Captures the timeless "feel" of rural life & attitudes
(5 out of 5 stars)

"I loved this movie, not only because it is a sensitive and realistic account of one family's tragedy and lingering aftermath, but also because it truly captures the essence of life in rural America. Seeing it brought back memories of living on an Eastern Colorado farm, and of how the families formed real community, sharing their struggles and heartaches as well as happy times. These people are strong and often silent, drawing from within when a loved one dies rather than talking over problems or complaining incessantly about their sorrows. Support from the rest of the community comes in the form of quiet understanding, not trying to pry or get the mourners "to open up" but giving them time, space, and love. It might not be the way we would choose to handle a similar situation, but it is dead on as far as farm communities go. Most farmers face daily struggles the rest of us can't imagine: wondering if a sudden storm or pestilence will end their lifestyle and cost them the land they have farmed for generations.
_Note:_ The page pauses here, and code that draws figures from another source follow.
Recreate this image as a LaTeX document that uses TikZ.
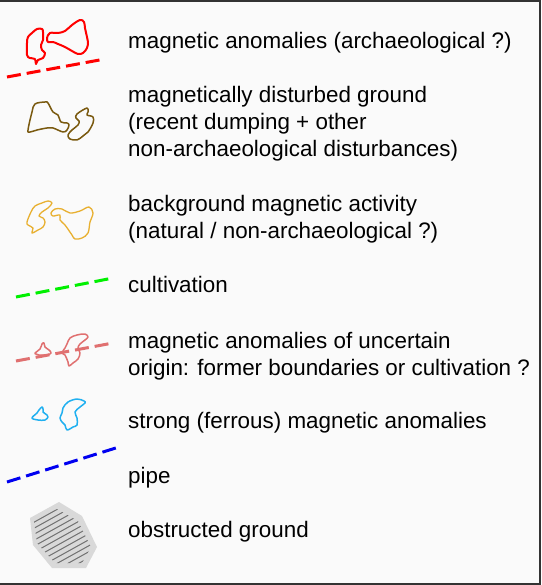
\documentclass[tikz,border=0pt]{standalone}
\usepackage{fontspec}
\setmainfont{Liberation Sans}
\definecolor{bg}{HTML}{FAFAFA}
\definecolor{frame}{HTML}{333333}
\definecolor{anored}{HTML}{FF0000}
\definecolor{brownish}{HTML}{7A5A10}
\definecolor{yellowish}{HTML}{E8B030}
\definecolor{greenish}{HTML}{00F000}
\definecolor{pinkish}{HTML}{E07070}
\definecolor{cyanish}{HTML}{20B0F0}
\definecolor{pipeblue}{HTML}{0000F0}
\definecolor{obsfill}{HTML}{D9D9D9}
\definecolor{hatch}{HTML}{707070}
\tikzset{
  lbl/.style={anchor=base west, inner sep=0pt, text=black, font=\fontsize{22.4}{26}\selectfont},
  blob/.style={line width=1.5pt, line join=round},
  dashline/.style={line width=3pt, dash pattern=on 14pt off 6pt},
}
\begin{document}
\begin{tikzpicture}[x=1pt,y=-1pt]
\useasboundingbox (0,0) rectangle (541,585);
\fill[bg] (0,0) rectangle (541,585);
\draw[frame, line width=2pt] (0,1.5) -- (539.5,1.5) -- (539.5,583.5) -- (0,583.5);

% 1 red anomalies
\draw[blob, anored, line width=2pt] plot[smooth cycle, tension=0.6] coordinates {(32,33) (37,29) (42,29) (43,32) (43,40) (41,45) (42,50) (45,53) (43,58) (38,60) (36,64) (35,59) (30,58) (27,55) (27,43) (28,37)};
\draw[blob, anored, line width=2pt] plot[smooth cycle, tension=0.6] coordinates {(50,33) (58,33) (65,31) (72,25) (80,20) (84,22) (85,28) (87,37) (88,42) (87,48) (83,53) (78,54) (72,51) (65,47) (58,44) (53,42) (48,42) (47,38)};
\coordinate (r1) at (7,77); \coordinate (r2) at (105,59);
\draw[dashline, anored] (r1) -- (r2);

% 2 brown
\draw[blob, brownish] plot[smooth cycle, tension=0.6] coordinates {(28,130) (32,112) (35,104) (45,102) (48,103) (53,112) (58,115) (61,122) (67,123) (69,125) (67,130) (63,132) (53,128) (47,128) (37,130) (30,132)};
\draw[blob, brownish] plot[smooth cycle, tension=0.6] coordinates {(77,114) (87,108) (88,112) (87,115) (93,117) (93,123) (88,132) (83,136) (77,140) (70,139) (68,135) (72,130) (78,125) (79,121) (76,118)};

% 3 yellow
\draw[blob, yellowish, line width=1.3pt] plot[smooth cycle, tension=0.6] coordinates {(27,222) (31,212) (35,206) (42,203) (48,201) (52,203) (48,208) (42,212) (39,216) (43,218) (45,222) (43,227) (38,230) (32,233) (33,228) (28,225)};
\draw[blob, yellowish, line width=1.3pt] plot[smooth cycle, tension=0.6] coordinates {(51,213) (55,209) (62,209) (70,213) (80,211) (89,207) (93,213) (90,222) (88,233) (82,238) (75,239) (72,235) (65,225) (60,220) (60,215) (53,216)};

% 4 green
\coordinate (g1) at (16,297); \coordinate (g2) at (113,278);
\draw[dashline, greenish] (g1) -- (g2);

% 5 pink
\coordinate (p1) at (16,361); \coordinate (p2) at (113,343);
\draw[dashline, pinkish] (p1) -- (p2);
\draw[blob, pinkish] plot[smooth cycle, tension=0.6] coordinates {(35,353) (40,349) (42,344) (44,343) (45,347) (49,350) (51,353) (47,355) (39,355) (36,354)};
\draw[blob, pinkish] plot[smooth cycle, tension=0.6] coordinates {(70,338) (77,335) (85,334) (88,337) (85,340) (80,344) (78,348) (80,353) (78,359) (73,363) (69,366) (68,362) (65,355) (62,353) (65,348) (67,344)};

% 6 cyan
\draw[blob, cyanish] plot[smooth cycle, tension=0.6] coordinates {(32,418) (37,413) (39,410) (42,407) (43,409) (43,412) (47,415) (48,417) (45,420) (38,420)};
\draw[blob, cyanish] plot[smooth cycle, tension=0.6] coordinates {(63,408) (68,402) (77,399) (84,401) (85,403) (80,407) (75,412) (77,418) (77,425) (73,427) (67,430) (65,425) (62,422) (60,418) (62,413)};

% 7 pipe
\coordinate (b1) at (7,482); \coordinate (b2) at (119,447);
\draw[dashline, pipeblue] (b1) -- (b2);

% 8 obstructed
\fill[obsfill] (30,518) -- (59,502) -- (82,516) -- (97,547) -- (86,568) -- (52,568) -- (33,545) -- cycle;
\begin{scope}
  \clip (34,521) -- (57,509) -- (78,521) -- (91,547) -- (82,563) -- (55,563) -- (37,543) -- cycle;
  \foreach \k in {0,...,12} {
    \draw[hatch, line width=1pt] (20,{530+6*\k}) -- (110,{530+6*\k-50});
  }
\end{scope}

% labels
\node[lbl] (t1) at (128,48.5) {magnetic anomalies (archaeological ?)};
\node[lbl] (t2a) at (128,102.5) {magnetically disturbed ground};
\node[lbl] (t2b) at (128,129.5) {(recent dumping + other};
\node[lbl] (t2c) at (128,156.5) {non-archaeological disturbances)};
\node[lbl] (t3a) at (128,211.5) {background magnetic activity};
\node[lbl] (t3b) at (128,238.5) {(natural / non-archaeological ?)};
\node[lbl] (t4) at (128,292.5) {cultivation};
\node[lbl] (t5a) at (128,348) {magnetic anomalies of uncertain};
\node[lbl] (t5b) at (128,375) {origin: former boundaries or cultivation ?};
\node[lbl] (t6) at (128,428.5) {strong (ferrous) magnetic anomalies};
\node[lbl] (t7) at (128,483.5) {pipe};
\node[lbl] (t8) at (128,537.5) {obstructed ground};
\end{tikzpicture}
\end{document}
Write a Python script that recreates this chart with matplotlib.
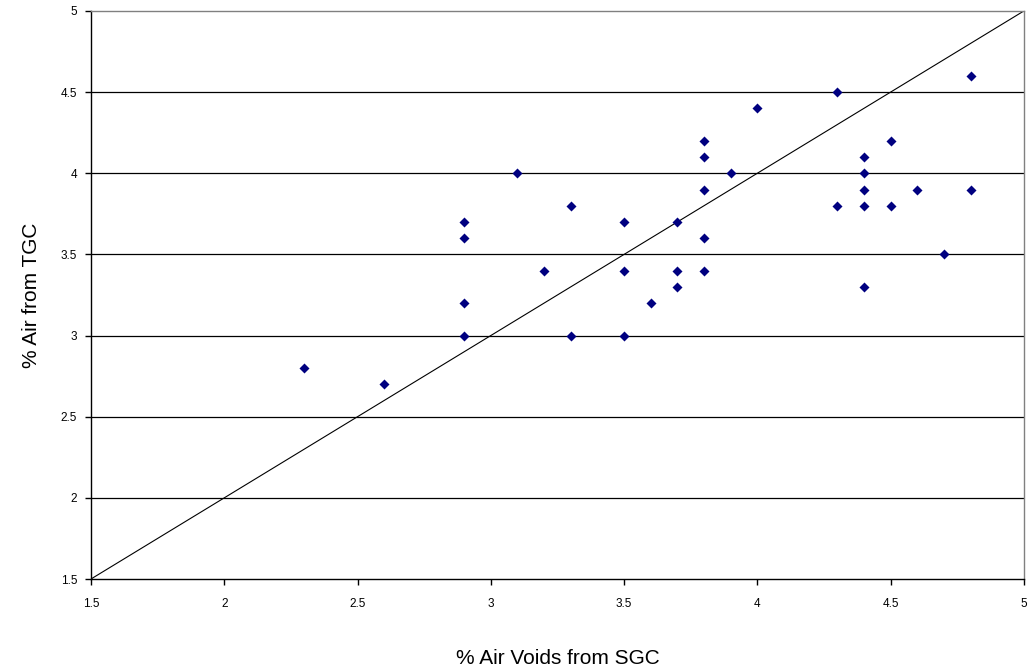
import matplotlib
matplotlib.use("Agg")
import matplotlib.pyplot as plt
import numpy as np

plt.rcParams['font.family'] = ['Liberation Sans', 'DejaVu Sans']

# % air voids from SGC (x) vs % air from TGC (y)
sgc = [2.3, 2.6, 2.9, 2.9, 2.9, 2.9, 3.1, 3.2, 3.3, 3.3,
       3.5, 3.5, 3.5, 3.6, 3.7, 3.7, 3.7, 3.8, 3.8, 3.8,
       3.8, 3.8, 3.9, 4.0, 4.3, 4.3, 4.4, 4.4, 4.4, 4.4,
       4.4, 4.5, 4.5, 4.6, 4.7, 4.8, 4.8]
tgc = [2.8, 2.7, 3.7, 3.6, 3.2, 3.0, 4.0, 3.4, 3.8, 3.0,
       3.7, 3.4, 3.0, 3.2, 3.7, 3.4, 3.3, 4.2, 4.1, 3.9,
       3.6, 3.4, 4.0, 4.4, 4.5, 3.8, 4.1, 4.0, 3.9, 3.8,
       3.3, 4.2, 3.8, 3.9, 3.5, 4.6, 3.9]
line_of_equality = [1.5, 5.0]
ticks = [1.5, 2, 2.5, 3, 3.5, 4, 4.5, 5]
tick_labels = ['1.5', '2', '2.5', '3', '3.5', '4', '4.5', '5']

fig = plt.figure(figsize=(10.29, 6.69), dpi=100)
ax = fig.add_axes([0.0884, 0.1345, 0.9066, 0.8491])

ax.plot(line_of_equality, line_of_equality, color='black', lw=0.8, zorder=2)
ax.scatter(sgc, tgc, marker='D', s=26, color='#000080', zorder=3, linewidths=0)

ax.set_xlim(1.5, 5)
ax.set_ylim(1.5, 5)
ax.set_xticks(ticks)
ax.set_xticklabels(tick_labels)
ax.set_yticks(ticks)
ax.set_yticklabels(tick_labels)
ax.tick_params(axis='both', labelsize=8.5, length=4, width=1, direction='out', pad=6)
ax.tick_params(axis='x', pad=10)

for y in ticks[1:-1]:
    ax.axhline(y, color='black', lw=0.9, zorder=1)

ax.spines['left'].set_color('black')
ax.spines['bottom'].set_color('black')
ax.spines['top'].set_color('#808080')
ax.spines['right'].set_color('#808080')
for s in ax.spines.values():
    s.set_linewidth(1.0)

ax.set_xlabel('% Air Voids from SGC', fontsize=15, labelpad=28)
ax.set_ylabel('% Air from TGC', fontsize=15, labelpad=14)

fig.savefig('out.png', dpi=100)
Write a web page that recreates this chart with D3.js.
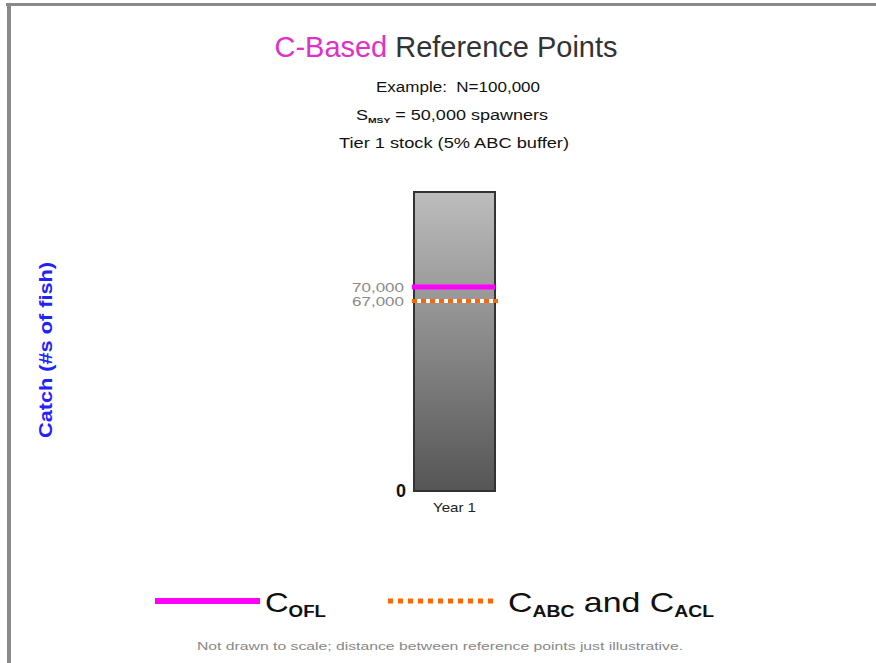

And unlike "9 to 5" jobs, the crops and livestock don't wait for "time off" to grieve and heal. "The Stone Boy" did a great job of portraying the difficult --- yet rewarding --- lifestyle and all its complicated integrity."
An intelligent, very moving film.
(5 out of 5 stars)

"Robert Duval and Glenn Close are superb as the parents of "the stone boy". Based on a short story by writer Gina Berriault. Informed and sensitively directed, this is a great film. They don't come any better than this! A memorable, beautiful story. Don't miss it!"
The Stone Boy
(5 out of 5 stars)

""The Stone Boy" is a perfect example of how rural America handles a tragedy and then moves on. I have lived in Kansas all my life and could really sense the feelings of the family and especially the young boy who accidently killed his brother. Farm life is a hard life, especially now in 2002 and people in rural communities out here respect the need for a families privacy as well as the time to heal from such a tragic event. I can best identify with the family and their portrail of the events that followed the death of their older son, Eugene. It has happened to our family and the experiences were very similar to those portrayed in "The Stone Boy" It takes a lot of courage, campassion, love and understanding to deal with an accidental death. (in my case, my uncle was killed when his tractor overturned and crushed him to death while he was mowing a ditch a long the road.) It takes even more to realize that your day-to-day chores still have to get done no matter how you feel. "The Stone Boy" deminstrates this in a very perfect way. It takes even more in reality for a family to admit that they are feeling the stress and sorrow of the loss of someone who they loved so much (my uncle). I also know how the younger son must have felt when he was on the bus and finally caved in telling another passanger, crying that "I killed Eugene, the gun fired and I killed Eugene." This film is a very sensitive and honost look at the struggles of rural life and how one family copes with and learnes to move beyond the death of their older boy, Eugene while helping the younger son overcome his guilt."
Superb quiet film
Westley | Stuck in my head | 02/01/2002
(5 out of 5 stars)

"I saw this movie quite a few years ago and was deeply moved. It is a film that is quiet and slow, but that provides the patient viewer with innumerable rewards. The plot concerns the accidental death of the oldest son in the family and the blame placed on the youngest son for this death. Although the family does not directly blame the youngest son, he feels tremendous guilt and the family memebers slowly pull away from him and each other. The movie has a great feel for rural families and small-town life and doesn't provide any easy answers or excess sentiment. Look for Linda Hamilton in a small early role as a bus passenger."